For months, Jessica Carbone’s office served as a de facto storeroom for the donated products that would eventually find a place in the demonstration kitchen within the new 45,000-square-foot “innovation wing” at the National Museum of American History. Those gadgets and pricy pieces of cookware soon became sort of stress-relief objects.
“Over the last six months, whenever anyone had a difficult meeting or something they didn’t want to work on, they’d come into my office and say, ‘I need some retail therapy. What can I look at?’ ” says Carbone, project associate for the American Food History Project.
While the staff may have found comfort in Le Creuset pots, Zwilling J.A. Henckels knives and Pyrex bakeware, those in-kind products were not what paved the way for the demonstration kitchen and stage, a relatively rare ornament in American museums. No, the object that made the project’s cooking space possible hovers far above the pots and pans: It’s a massive Halton Ventilated Ceiling System, which sucks up cooking byproducts that could potentially harm valuable objects in nearby exhibits.

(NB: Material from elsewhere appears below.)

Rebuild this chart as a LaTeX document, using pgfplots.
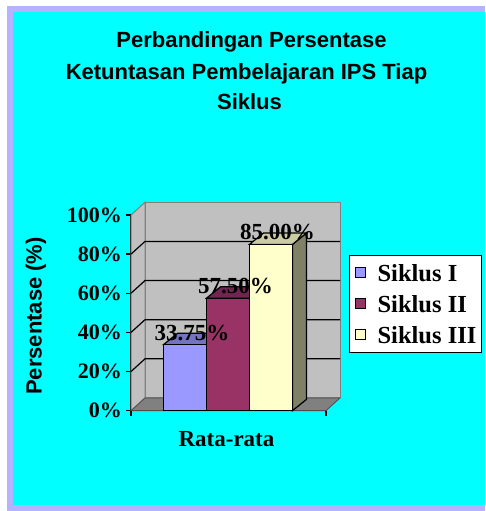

“We had to find the right hood vent to do exactly what we needed it to do, which is make sure there is no smoke and no smell and no grease of any kind in the building. We did, and it’s big,” says Susan Evans, the project’s program director.
It’s also noisy. Or was noisy in early June, when Smithsonian staffers, along with chef, cookbook author and TV personality Pati Jinich, a member of the Kitchen Cabinet advisory panel to the museum, were loading equipment into the kitchen. “We reconfigured the fan a bit,” Evans says a few weeks later, “and the sound is completely fixed.”
Which means the demonstration stage, officially known as the Wallace H. Coulter Performance Plaza, is ready for its debut on Wednesday, when it will quickly prove its versatility: It will host two music acts — the Smithsonian Jazz Masterworks Orchestra Quintet and DJ Will Eastman — in the morning before rolling out its portable, gas-powered stoves for a 2 p.m. demonstration on Colonial-era chocolate making.
The stage will instantly transform the project’s programming to engage all five senses of the museum’s nearly 5 million yearly visitors. It will not only allow chefs, farmers, bakers and teachers to share hands-on knowledge but will also provide space for food-science experiments and historical cooking demonstrations. It even has a built-in system to webcast programs.
As the July Fourth weekend approaches, the kitchen stage will host its first Food Friday, a themed demonstration that will feature a guest chef, culinary instruction and a history lesson. Chef and author Curtis Aikens will introduce July’s theme — “Summertime in America” — by preparing barbecue sauces, rubs and a cold summer salad. Future themes will explore “Food Movements in the 20th Century” (August) and “Hispanic Heritage Month” (September).
Jinich is already devising ways to use the museum’s collection for her planned demonstration in October as part of the inaugural Smithsonian Food History Weekend, planned as an annual exploration of American food and the people and technologies that have influenced it. She has her eye on the world’s first frozen margarita machine, which is on display in the ongoing exhibit “Food: Transforming the American Table, 1950-2000.”
“If you’re going to talk about Mexicans in the U.S. and who came up with the first [frozen] margarita and being able to show people this was the first margarita machine. . . ,” says Jinich, so animated she speaks in fragments. “Where else can you do that? That’s just mouthwatering to me.”
Jinich’s comment underscores an important point about the kitchen stage: “We’re not a cooking school,” says Evans. “We’re a history museum, so our programs are always focused on really making that connection between what you eat and the history behind it.”
The stage is also not a commercial kitchen, which means food prepared during regular museum hours will not be available to the public. (Samples will be available for “after hours” events, which require a ticket.) But visiting chefs will share a recipe with the museum’s food-service contractor, Restaurant Associates, so the company’s cooks can prepare a dish inspired by it, then make it available in the museum’s Stars and Stripes Cafe.
It just can’t be a complicated recipe: Although the kitchen stage has a lot of advanced equipment and gadgets, it doesn’t have a full-time prep team.
“We really can’t do a lot in advance of the demo itself beyond basic measuring, basic chopping, defrosting and sort of pre-setting of the equipment,” says Carbone. “So if someone wants to make beef bourguignon, they can bring all the ingredients, and we can do a fair amount of it on stage. But then we’re going to have to take a magically finished beef bourguignon out of the oven.”